Look through the lines below and extract each one that contains "this".

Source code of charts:
━━━━━━

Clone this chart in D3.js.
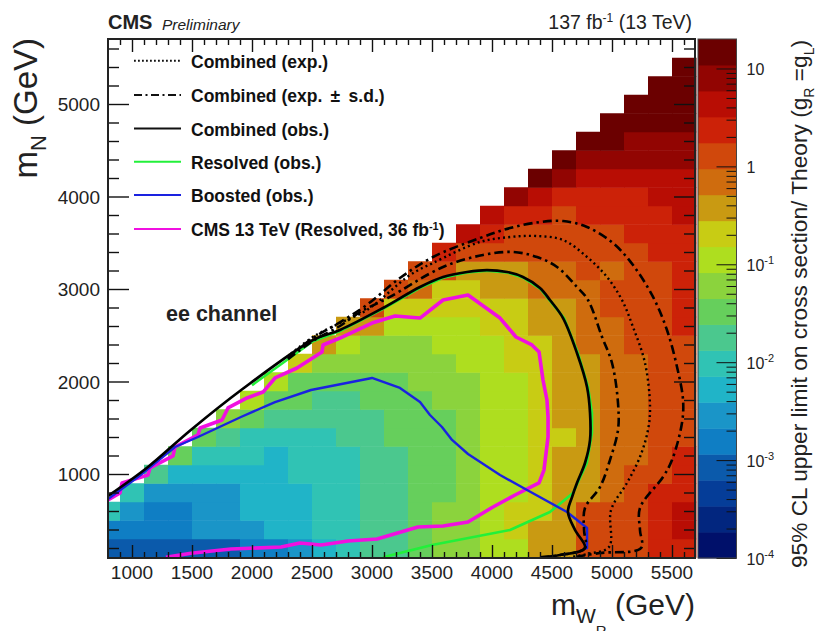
<!doctype html>
<html lang="en">
<head>
<meta charset="utf-8">
<script src="https://d3js.org/d3.v7.min.js"></script>
<style>
  body { margin:0; background:#fff; }
  text { font-family:"Liberation Sans", Arial, sans-serif; fill:#222; }
  .legend-text { font-size:17.5px; font-weight:bold; fill:#111; }
  .tick-label { font-size:19px; }
  .tick line { stroke:#111; }
  .domain { display:none; }
</style>
</head>
<body>
<div id="chart"></div>
<script>
// 20 colour bands of the z axis, bottom to top
const bandColors = ["#00106a","#02267f","#053d98","#0b5aab","#0f7ec4","#1a95c8","#20b4c8","#30c3b4","#4bc88e","#66cf5c",
                    "#8bd33d","#aede1f","#c8cc14","#c99a12","#cf6c0e","#d0480c","#cc2208","#b80d04","#920502","#6b0000"];

// bin edges of the mWR axis; each list below is one column, from mN = 100 upward in 200 GeV steps
const mwEdges = [800,900,1100,1300,1500,1700,1900,2100,2300,2500,2700,2900,3100,3300,3500,3700,3900,4100,4300,4500,4700,4900,5100,5300,5500,5700];
const mnStep = 200, mnStart = 100;

// colour band for each cell
const limitBands = [
  [3,4,7],
  [3,4,5,7],
  [3,4,4,5,8],
  [3,4,4,5,6,9],
  [3,5,5,5,6,7,9],
  [3,5,5,5,6,7,8,10],
  [4,5,6,6,6,7,7,9,11],
  [4,6,6,6,6,6,7,8,9,11],
  [5,6,6,6,7,7,7,8,9,9,12],
  [6,7,7,7,7,7,7,8,8,9,10,13],
  [7,7,7,7,7,7,8,8,8,9,10,11,13],
  [8,8,8,8,8,8,8,8,9,9,10,10,13,15],
  [8,8,8,8,8,8,9,9,9,9,10,10,11,12,15],
  [9,9,9,9,9,9,9,9,9,10,10,10,11,12,14,15],
  [10,10,10,9,9,9,9,9,10,10,10,11,11,12,12,15,16],
  [10,10,10,10,10,10,10,10,10,10,11,11,11,12,12,13,15,17],
  [11,11,11,11,11,11,11,11,11,11,11,11,12,12,13,13,15,16,17],
  [11,12,12,11,11,11,11,11,11,11,12,12,12,12,13,13,15,15,16,18],
  [13,13,12,12,12,12,12,12,12,12,12,12,13,13,14,14,15,15,16,17,19],
  [13,13,13,13,13,13,12,13,13,13,13,13,13,13,14,14,15,15,15,16,18,19],
  [15,15,15,13,13,13,13,13,13,13,13,14,14,14,14,15,15,15,16,16,17,18,19],
  [15,15,15,14,14,14,14,14,14,14,14,14,14,15,15,14,15,15,16,16,17,18,19,19],
  [15,15,15,15,15,14,14,14,14,14,14,15,15,15,15,15,15,16,16,16,17,18,18,19,19],
  [16,16,16,16,15,15,15,15,15,15,15,15,15,15,15,15,16,16,16,17,17,18,18,19,19,19],
  [16,17,17,16,16,16,15,15,15,15,15,15,16,16,16,16,16,16,17,17,17,18,18,19,19,19,19]
];

// exclusion contours, [mWR, mN] in GeV
const expPlus = [[2300,2260],[2508,2470],[2733,2640],[2958,2830],[3233,3119],[3508,3346],[3900,3551],[4150,3659],[4400,3724],[4592,3735],[4792,3670],[5008,3497],[5175,3259],[5342,2914],[5458,2557],[5542,2157],[5592,1800],[5583,1551],[5500,1151],[5425,968],[5233,632],[5233,395],[5242,200],[4900,146],[4675,100]];
const expCentral = [[2292,2265],[2508,2481],[2733,2632],[2958,2773],[3317,3151],[3508,3281],[3900,3508],[4150,3562],[4367,3573],[4592,3530],[4792,3346],[4958,3130],[5083,2881],[5175,2589],[5275,2200],[5317,1724],[5300,1476],[5233,1184],[5125,903],[4992,611],[4975,211],[4792,135],[4650,100]];
const expMinus = [[2300,2240],[2508,2440],[2733,2600],[2900,2751],[3133,2903],[3592,3238],[3925,3368],[4175,3400],[4375,3346],[4542,3238],[4708,3022],[4800,2881],[4917,2481],[5000,2200],[5050,1768],[5050,1476],[4983,1151],[4900,859],[4775,632],[4767,395],[4775,200],[4567,124],[4400,100]];
const obsCombined = [[800,762],[1133,1076],[1490,1476],[1910,1908],[2508,2449],[2733,2557],[3092,2795],[3400,3022],[3592,3130],[3792,3184],[3958,3205],[4125,3184],[4258,3130],[4400,3011],[4483,2881],[4592,2686],[4708,2308],[4792,1941],[4817,1659],[4817,1368],[4775,1119],[4708,903],[4667,751],[4633,589],[4692,395],[4775,200],[4567,124],[4400,100]];
const obsResolved = [[2000,1960],[2508,2435],[2733,2545],[3092,2785],[3400,3012],[3592,3122],[3792,3178],[3958,3198],[4125,3180],[4258,3125],[4400,3005],[4483,2875],[4600,2686],[4716,2308],[4800,1941],[4833,1659],[4833,1443],[4790,1119],[4675,795],[4483,589],[4150,395],[3500,232],[3092,100]];
const obsBoosted = [[800,730],[1050,968],[1358,1292],[1550,1400],[1908,1616],[2192,1778],[2492,1908],[3000,2038],[3233,1930],[3400,1778],[3483,1638],[3583,1508],[3667,1368],[3800,1216],[4067,989],[4292,827],[4625,589],[4792,416],[4792,200],[4767,190]];
const cms36 = [[800,719],[900,795],[917,903],[1133,989],[1150,1065],[1342,1195],[1358,1292],[1550,1422],[1567,1497],[1750,1584],[1800,1714],[1958,1822],[2092,1886],[2192,2038],[2375,2146],[2583,2319],[2592,2395],[2733,2470],[3000,2632],[3192,2708],[3400,2686],[3592,2881],[3800,2935],[4067,2686],[4200,2481],[4333,2395],[4392,2319],[4425,2016],[4458,1800],[4467,1616],[4467,1400],[4433,1043],[4392,903],[4192,773],[4008,643],[3800,481],[3592,438],[3383,427],[3042,297],[2800,276],[2575,232],[2400,254],[2242,211],[1825,189],[1492,143],[1283,100]];

const legendLabels = ["Combined (exp.)","Combined (exp. \u2009±\u2009 s.d.)","Combined (obs.)","Resolved (obs.)","Boosted (obs.)","CMS 13 TeV (Resolved, 36 fb"];
const legendColors = ["#111","#111","#111","#22f03a","#1a22e0","#f010e0"];
const legendDash = ["1.8 2.2","8 3.5 2 3.5",null,null,null,null];

const mwMajor = [1000,1500,2000,2500,3000,3500,4000,4500,5000,5500];
const mnMajor = [1000,2000,3000,4000,5000];
const zMajor = [1e-4,1e-3,1e-2,1e-1,1,10];
const zLabels = ["-4","-3","-2","-1",null,null];

let svg = d3.select("#chart").append("svg")
    .attr("width",821).attr("height",631)
    .style("display","block");

let xScale = d3.scaleLinear().domain([800,5700]).range([108,696]);
let yScale = d3.scaleLinear().domain([100,5700]).range([557.25,39.25]);
let zScale = d3.scaleLog().domain([1e-4,20]).range([558,39]);

svg.append("defs").append("clipPath").attr("id","plot-clip")
   .append("rect").attr("x",108).attr("y",38).attr("width",588).attr("height",520);

// heat map cells
limitBands.forEach(function(col,i){
  svg.append("g").selectAll("rect").data(col).join("rect")
     .attr("x",xScale(mwEdges[i]))
     .attr("width",xScale(mwEdges[i+1])-xScale(mwEdges[i])+0.5)
     .attr("y",function(d,j){return yScale(mnStart+(j+1)*mnStep);})
     .attr("height",function(d,j){return yScale(mnStart+j*mnStep)-yScale(mnStart+(j+1)*mnStep)+0.5;})
     .attr("fill",function(d){return bandColors[d];});
});

// contours
let curves = [
  {pts:obsResolved,color:legendColors[3],width:2.6,dash:null,curve:d3.curveLinear},
  {pts:cms36,color:legendColors[5],width:3.6,dash:null,curve:d3.curveLinear},
  {pts:obsBoosted,color:legendColors[4],width:2.4,dash:null,curve:d3.curveLinear},
  {pts:expPlus,color:"#000",width:2.6,dash:"9 4 2.5 4",curve:d3.curveCatmullRom},
  {pts:expMinus,color:"#000",width:2.6,dash:"9 4 2.5 4",curve:d3.curveCatmullRom},
  {pts:expCentral,color:"#000",width:2.4,dash:"2 3.2",curve:d3.curveCatmullRom},
  {pts:obsCombined,color:"#000",width:2.7,dash:null,curve:d3.curveCatmullRom}
];
let plotLines = svg.append("g").attr("clip-path","url(#plot-clip)");
curves.forEach(function(c){
  let line = d3.line().x(function(d){return xScale(d[0]);}).y(function(d){return yScale(d[1]);}).curve(c.curve);
  plotLines.append("path").attr("d",line(c.pts))
     .attr("fill","none").attr("stroke",c.color).attr("stroke-width",c.width)
     .attr("stroke-linejoin","round").attr("stroke-dasharray",c.dash);
});

// axes: minor and major ticks on all four sides
function ticks(axis,values,size,tr){
  svg.append("g").attr("transform",tr)
     .call(axis.tickValues(values).tickSize(size).tickSizeOuter(0).tickFormat(""))
     .selectAll("line").attr("stroke-width",1.4);
}
let mwMinor = d3.range(900,5700,100).filter(function(d){return d%500!=0;});
let mnMinor = d3.range(200,5700,200).filter(function(d){return d%1000!=0;});
ticks(d3.axisTop(xScale),mwMinor,6,"translate(0,558)");
ticks(d3.axisTop(xScale),mwMajor,13,"translate(0,558)");
ticks(d3.axisBottom(xScale),mwMinor,6,"translate(0,39)");
ticks(d3.axisBottom(xScale),mwMajor,13,"translate(0,39)");
ticks(d3.axisRight(yScale),mnMinor,11,"translate(108,0)");
ticks(d3.axisRight(yScale),mnMajor,21,"translate(108,0)");
ticks(d3.axisLeft(yScale),mnMinor,11,"translate(695,0)");
ticks(d3.axisLeft(yScale),mnMajor,21,"translate(695,0)");

svg.append("rect").attr("x",108).attr("y",39).attr("width",587).attr("height",519)
   .attr("fill","none").attr("stroke","#222").attr("stroke-width",2);

svg.append("g").selectAll("text").data(mwMajor).join("text").attr("class","tick-label")
   .attr("x",function(d){return xScale(d);}).attr("y",579).attr("text-anchor","middle")
   .text(function(d){return d;});
svg.append("g").selectAll("text").data(mnMajor).join("text").attr("class","tick-label")
   .attr("x",100).attr("y",function(d){return yScale(d)+7;}).attr("text-anchor","end")
   .text(function(d){return d;});

// legend
legendLabels.forEach(function(label,i){
  let yPos = [60.7,95,128.5,161.7,195,229][i];
  svg.append("line").attr("x1",134).attr("x2",181).attr("y1",yPos).attr("y2",yPos)
     .attr("stroke",legendColors[i]).attr("stroke-width",2)
     .attr("stroke-dasharray",legendDash[i]);
  let t = svg.append("text").attr("class","legend-text").attr("x",191).attr("y",yPos+7).text(label);
  if(i==5){
    t.append("tspan").attr("dy",-6).attr("font-size",11).text("-1");
    t.append("tspan").attr("dy",6).text(")");
  }
});

svg.append("text").attr("x",166).attr("y",321).attr("font-size",21.5).attr("font-weight","bold").attr("fill","#111").text("ee channel");

// header
svg.append("text").attr("x",108).attr("y",29).attr("font-size",20).attr("font-weight","bold").attr("fill","#111").text("CMS");
svg.append("text").attr("x",162).attr("y",30).attr("font-size",15.5).attr("font-style","italic").attr("fill","#333").text("Preliminary");
let lumi = svg.append("text").attr("x",692).attr("y",29).attr("font-size",19.5).attr("text-anchor","end");
lumi.append("tspan").text("137 fb");
lumi.append("tspan").attr("dy",-7).attr("font-size",12).text("-1");
lumi.append("tspan").attr("dy",7).text(" (13 TeV)");

// axis titles
let xTitle = svg.append("text").attr("x",695).attr("y",615).attr("font-size",30).attr("text-anchor","end");
xTitle.append("tspan").text("m");
xTitle.append("tspan").attr("dy",8).attr("font-size",21).text("W");
xTitle.append("tspan").attr("dy",13).attr("font-size",15).text("R");
xTitle.append("tspan").attr("dy",-21).text(" (GeV)");

let yTitle = svg.append("text").attr("transform","translate(37,38) rotate(-90)").attr("font-size",33).attr("text-anchor","end");
yTitle.append("tspan").text("m");
yTitle.append("tspan").attr("dy",9).attr("font-size",22).text("N");
yTitle.append("tspan").attr("dy",-9).text(" (GeV)");

// colour bar, bands are even in log z
let bandEdges = d3.range(21).map(function(i){return 1e-4*Math.pow(20/1e-4,i/20);});
svg.append("g").selectAll("rect").data(bandColors).join("rect")
   .attr("x",698).attr("width",38.5)
   .attr("y",function(d,i){return zScale(bandEdges[i+1]);})
   .attr("height",function(d,i){return zScale(bandEdges[i])-zScale(bandEdges[i+1])+0.5;})
   .attr("fill",function(d){return d;});
let zMinor = [];
zMajor.forEach(function(m){ d3.range(2,10).forEach(function(k){ if(m*k<20) zMinor.push(m*k); }); });
let zGroup = svg.append("g").attr("transform","translate(736.5,0)");
zGroup.call(d3.axisLeft(zScale).tickValues(zMinor).tickSize(10).tickSizeOuter(0).tickFormat(""));
svg.append("g").attr("transform","translate(736.5,0)")
   .call(d3.axisLeft(zScale).tickValues(zMajor).tickSize(20).tickSizeOuter(0).tickFormat(""));
svg.append("rect").attr("x",698).attr("y",39).attr("width",38.5).attr("height",519)
   .attr("fill","none").attr("stroke","#444").attr("stroke-width",1);

zMajor.forEach(function(v,i){
  let t = svg.append("text").attr("x",746.5).attr("y",zScale(v)+6.5).attr("font-size",16);
  if(zLabels[i]){
    t.append("tspan").text("10");
    t.append("tspan").attr("dy",-7).attr("font-size",11).text(zLabels[i]);
  } else {
    t.text(v);
  }
});

let zTitle = svg.append("text").attr("transform","translate(806.5,568) rotate(-90)").attr("font-size",22.7);
zTitle.append("tspan").text("95% CL upper limit on cross section/ Theory (g");
zTitle.append("tspan").attr("dy",7).attr("font-size",14).text("R");
zTitle.append("tspan").attr("dy",-7).text(" =g");
zTitle.append("tspan").attr("dy",7).attr("font-size",14).text("L");
zTitle.append("tspan").attr("dy",-7).text(")");
</script>
</body>
</html>
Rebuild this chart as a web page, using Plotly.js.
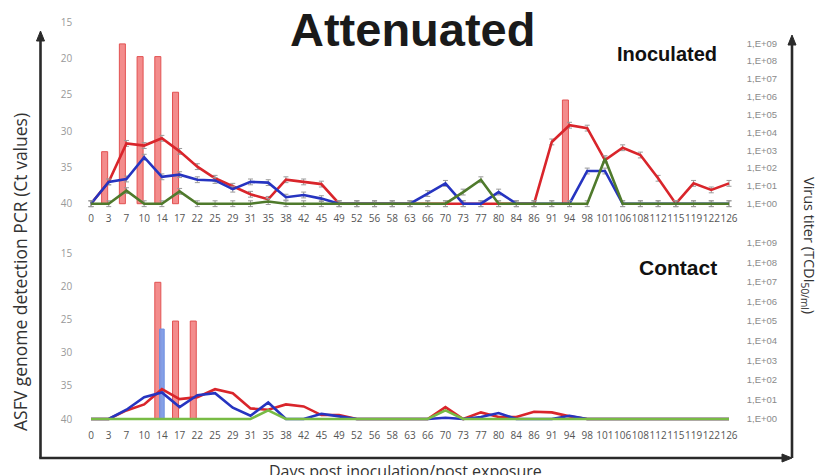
<!DOCTYPE html>
<html>
<head>
<meta charset="utf-8">
<script src="https://cdn.plot.ly/plotly-3.0.1.min.js"></script>
<style>html,body{margin:0;padding:0;background:#fff;}#chart{width:821px;height:475px;}</style>
</head>
<body>
<div id="chart"></div>
<script>
// ---- data ----
const days = ['0','3','7','10','14','17','22','25','29','31','35','38','42','45','49','52','56','58','63','66','70','73','77','80','84','86','91','94','98','101','106','108','112','115','119','122','126'];

// Inoculated: Ct values (left axis)
const inocRed   = [40,37.0,31.7,32.0,31.0,32.8,34.9,36.5,37.6,38.7, 39.4,36.7,37.0,37.3,40,40,40,40,40,40, 40,40,40,40,40,40,31.5,29.2,29.6,34.0, 32.3,33.3,36.5,40,37.2,38.1,37.2];
const inocBlue  = [40,37.0,36.6,33.6,36.3,36.0,36.7,36.8,38.0,37.0, 37.1,39.1,38.8,39.3,40,40,40,40,40,38.6, 37.2,40,40,38.4,40,40,40,40,35.5,35.5, 40,40,40,40,40,40,40];
const inocGreen = [40,40,38.2,40,40,38.3,40,40,40,40, 39.7,40,40,40,40,40,40,40,40,40, 40,38.4,36.7,40,40,40,40,40,40,33.8, 40,40,40,40,40,40,40];
// Inoculated: virus titer bars (right axis)
const inocTiterRed = [null,830,9.3e8,1.8e8,1.8e8,1.8e6,null,null,null,null, null,null,null,null,null,null,null,null,null,null, null,null,null,null,null,null,null,6.6e5,null,null, null,null,null,null,null,null,null];

// Contact: Ct values (left axis)
const contRed   = [40,40,38.7,37.8,35.5,37.0,36.7,35.5,36.1,38.4, 38.6,37.8,38.1,39.4,39.4,40,40,40,40,40, 38.2,40,39.0,39.7,39.7,38.9,39.0,39.6,40,40, 40,40,40,40,40,40,40];
const contBlue  = [40,40,38.6,36.7,36.0,38.2,36.4,36.1,38.3,39.5, 37.5,40,40,39.2,39.6,40,40,40,40,40, 39.8,40,39.7,39.1,40,40,40,39.5,40,40, 40,40,40,40,40,40,40];
const contGreen = [40,40,40,40,40,40,40,40,40,40, 38.7,40,40,40,40,40,40,40,40,40, 38.7,40,40,40,40,40,40,40,40,40, 40,40,40,40,40,40,40];
// Contact: virus titer bars (right axis)
const contTiterRed  = [null,null,null,null,9.5e6,1e5,1e5,null,null,null, null,null,null,null,null,null,null,null,null,null, null,null,null,null,null,null,null,null,null,null, null,null,null,null,null,null,null];
const contTiterBlue = [null,null,null,null,3.9e4,null,null,null,null,null, null,null,null,null,null,null,null,null,null,null, null,null,null,null,null,null,null,null,null,null, null,null,null,null,null,null,null];

const ctTicks = [15,20,25,30,35,40];
const titerTicks = [1,10,100,1e3,1e4,1e5,1e6,1e7,1e8,1e9];
const titerTickText = ['1,E+00','1,E+01','1,E+02','1,E+03','1,E+04','1,E+05','1,E+06','1,E+07','1,E+08','1,E+09'];

// ---- helpers ----
const W = 821, H = 475;
const px = x => x / W;
const py = y => 1 - y / H;

const RED = '#d9252b', BLUE = '#2634c0', GREEN_DK = '#4f7a2c', GREEN_LT = '#78bb45';
const errStyle = {type:'constant', value:0.4, color:'#9a9a9a', thickness:1, width:2.5};

function line(y, color, xa, ya, err) {
  return {type:'scatter', mode:'lines', x:days, y:y, xaxis:xa, yaxis:ya,
    line:{color:color, width:2.6}, error_y: err ? errStyle : {visible:false},
    hoverinfo:'skip', showlegend:false};
}
function bars(y, fill, edge, xa, ya, off, wid) {
  return {type:'bar', x:days, y:y, xaxis:xa, yaxis:ya, base:1,
    offset:off, width:wid,
    marker:{color:fill, line:{color:edge, width:1}}, hoverinfo:'skip', showlegend:false};
}

const data = [
  bars(inocTiterRed, 'rgba(242,128,128,0.9)', '#e25252', 'x', 'y', -0.40, 0.34),
  line(inocRed, RED, 'x', 'y2', true),
  line(inocBlue, BLUE, 'x', 'y2', true),
  line(inocGreen, GREEN_DK, 'x', 'y2', true),
  bars(contTiterRed, 'rgba(242,128,128,0.9)', '#e25252', 'x2', 'y3', -0.40, 0.34),
  bars(contTiterBlue, 'rgba(125,155,230,0.95)', '#6f8fe0', 'x2', 'y3', -0.13, 0.26),
  line(contRed, RED, 'x2', 'y4', false),
  line(contBlue, BLUE, 'x2', 'y4', false),
  line(contGreen, GREEN_LT, 'x2', 'y4', false)
];

const tickFontX = {family:'Open Sans, Liberation Sans, sans-serif', size:10, color:'#555'};
const tickFontCt = {family:'Open Sans, Liberation Sans, sans-serif', size:10, color:'#999'};
const tickFontTi = {family:'Liberation Sans Narrow, Liberation Sans, sans-serif', size:9.5, color:'#8a8a8a'};

const xdom = [px(82.14), px(737.86)];
const topDom = [py(208), py(22)];
const botDom = [py(423), py(236)];

function xaxis(anchor, tl) {
  return {type:'category', domain:xdom, anchor:anchor, range:[-0.5,36.5],
    showgrid:false, zeroline:false, showline:false,
    ticks:'outside', ticklen:tl, tickcolor:'rgba(0,0,0,0)', tickfont:tickFontX, tickangle:0, fixedrange:true};
}
function ctAxis(dom, range, overlay, anchor) {
  return {domain:dom, range:range, overlaying:overlay, anchor:anchor, side:'left',
    tickvals:ctTicks, showgrid:false, zeroline:false, showline:false,
    ticks:'outside', ticklen:7, tickcolor:'rgba(0,0,0,0)', tickfont:tickFontCt, fixedrange:true};
}
function titerAxis(dom, range, anchor) {
  return {domain:dom, type:'log', range:range, anchor:anchor, side:'right',
    tickvals:titerTicks, ticktext:titerTickText, showgrid:false, zeroline:false, showline:false,
    ticks:'outside', ticklen:6, tickcolor:'rgba(0,0,0,0)', tickfont:tickFontTi, fixedrange:true};
}

const AX = '#2a2a2a';
function seg(x0, y0, x1, y1) {
  return {type:'line', xref:'paper', yref:'paper', x0:px(x0), y0:py(y0), x1:px(x1), y1:py(y1),
    line:{color:AX, width:2.6}};
}
function tri(p) {
  const d = 'M ' + p.map(q => px(q[0]) + ',' + py(q[1])).join(' L ') + ' Z';
  return {type:'path', xref:'paper', yref:'paper', path:d, fillcolor:AX, line:{color:AX, width:1}};
}

const layout = {
  width:W, height:H,
  margin:{l:0, r:0, t:0, b:0, pad:0},
  paper_bgcolor:'#ffffff', plot_bgcolor:'rgba(0,0,0,0)',
  showlegend:false, barmode:'overlay',
  xaxis: xaxis('y', 1),
  yaxis: titerAxis(topDom, [-0.241, 10.197], 'x'),
  yaxis2: ctAxis(topDom, [40.59, 15], 'y', 'x'),
  xaxis2: xaxis('y3', 2.5),
  yaxis3: titerAxis(botDom, [-0.204, 9.341], 'x2'),
  yaxis4: ctAxis(botDom, [40.60, 12.39], 'y3', 'x2'),
  shapes: [
    seg(40.5, 40, 40.5, 458),
    seg(792, 44, 792, 458),
    seg(39.2, 458, 783, 458),
    tri([[40.5, 31], [36.5, 41], [44.5, 41]]),
    tri([[792, 35], [788, 45], [796, 45]]),
    tri([[792, 458], [782, 454], [782, 462]])
  ],
  annotations: [
    {xref:'paper', yref:'paper', x:px(412), y:py(29.5), xanchor:'center', yanchor:'middle',
     text:'<b>Attenuated</b>', showarrow:false, font:{family:'Liberation Sans, Arial, sans-serif', size:47, color:'#1a1a1a'}},
    {xref:'paper', yref:'paper', x:px(719), y:py(54.5), xanchor:'right', yanchor:'middle',
     text:'<b>Inoculated</b>', showarrow:false, font:{family:'Liberation Sans, Arial, sans-serif', size:20, color:'#111'}},
    {xref:'paper', yref:'paper', x:px(719), y:py(267.5), xanchor:'right', yanchor:'middle',
     text:'<b>Contact</b>', showarrow:false, font:{family:'Liberation Sans, Arial, sans-serif', size:21, color:'#111'}},
    {xref:'paper', yref:'paper', x:px(20), y:py(272), xanchor:'center', yanchor:'middle', textangle:-90,
     text:'ASFV genome detection PCR (Ct values)', showarrow:false, font:{family:'Open Sans, sans-serif', size:17.5, color:'#333'}},
    {xref:'paper', yref:'paper', x:px(809), y:py(245), xanchor:'center', yanchor:'middle', textangle:90,
     text:'Virus titer (TCDI<sub>50/ml</sub>)', showarrow:false, font:{family:'Open Sans, sans-serif', size:14.5, color:'#333'}},
    {xref:'paper', yref:'paper', x:px(405), y:py(471), xanchor:'center', yanchor:'middle',
     text:'Days post inoculation/post exposure', showarrow:false, font:{family:'Open Sans, sans-serif', size:16, color:'#333'}}
  ]
};

Plotly.newPlot('chart', data, layout, {staticPlot:true, displayModeBar:false});
</script>
</body>
</html>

━━━━━━

TASK RESPONSE —
Clone this chart in D3.js.
Rebuild this chart as a web page, using Plotly.js.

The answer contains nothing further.